The U.S. Supreme Court denied Monday to hear an appeal from former Alabama Justice Roy Moore over reclaiming his office after he was ousted last year for not obeying a federal order to have a Ten Commandments monument removed from the courthouse.
The justices rejected the appeal without comment, ending the three-year legal battle involving Moore, the Ten Commandments monument, and the question of whether the public display of religious monuments with historical value are protected under the First Amendment.
Moore justified the display of the 5,280-pound structure on grounds that it represents the Judeo-Christian foundation of U.S. law.
He said in a statement following the decision, "I have no regrets. I have kept my oath and my promise to the people of the state of Alabama.”
"I've obeyed the rule of law by not following the unlawful dictates of man."
Philip Jauregui, Moore’s attorney, said he was disappointed by the decision.
"To me it's the type of case they should have taken because it involved the removal of the highest elected officer of the Alabama judicial branch," he said.
In 2003, U.S. District Judge Myron Thompson declared the Ten Commandments monument an unconstitutional government endorsement of religion and ordered it removed from the Alabama rotunda. Moore refused and was backed by hundreds of supporters who showed up to protest the monument’s removal.
However, Alabama Supreme Court justices voted to comply with Thompson’s orders to avoid threat of fines. Three months later, state Court of the Judiciary ousted Moore from his office.
Groups which sued to have the monument removed praised Monday’s ruling.
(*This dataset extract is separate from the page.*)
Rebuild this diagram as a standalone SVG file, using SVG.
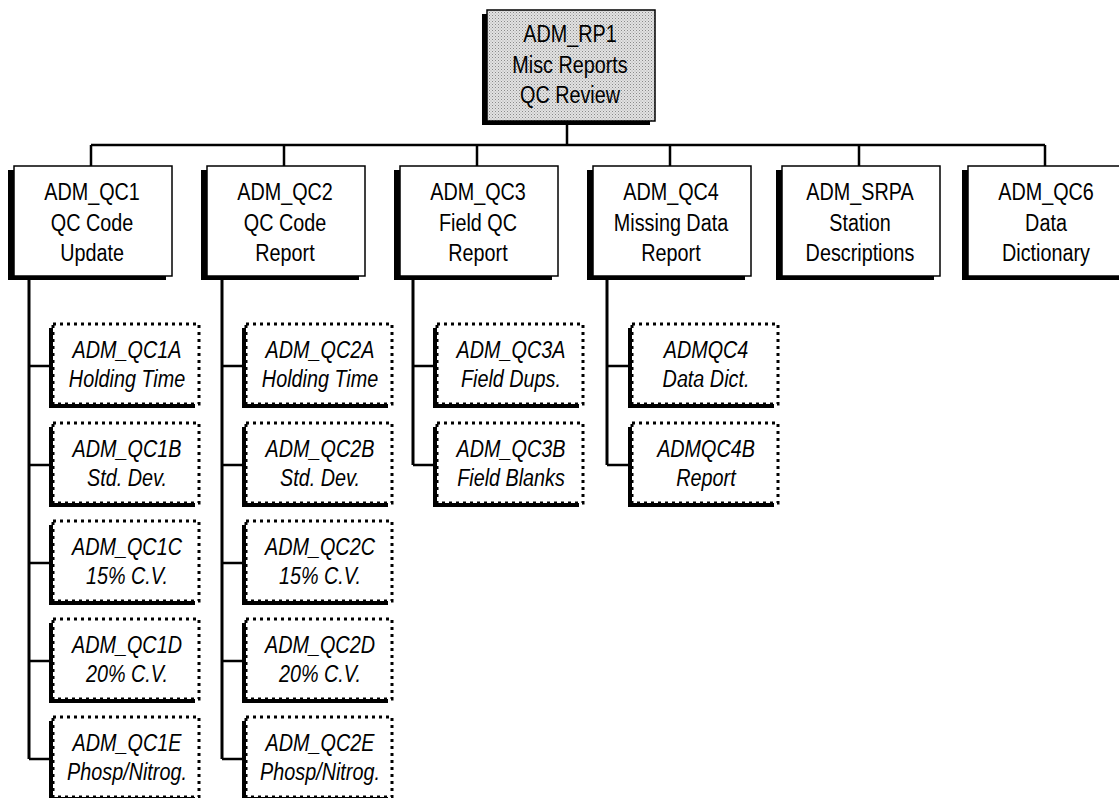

"Now, no court on this planet has ruled in Moore's favor," said the Rev. Barry Lynn, executive director of Americans United for Separation of Church and State. "It is truly time for him to understand that he has lost."
If the nation’s High Court had accepted Moore's case and ruled in his favor, he could be reinstated into office. Now, only by running for reelection could Moore reclaim his position, something he has not yet decided to do, according to his spokeswoman Jessica Atteberry.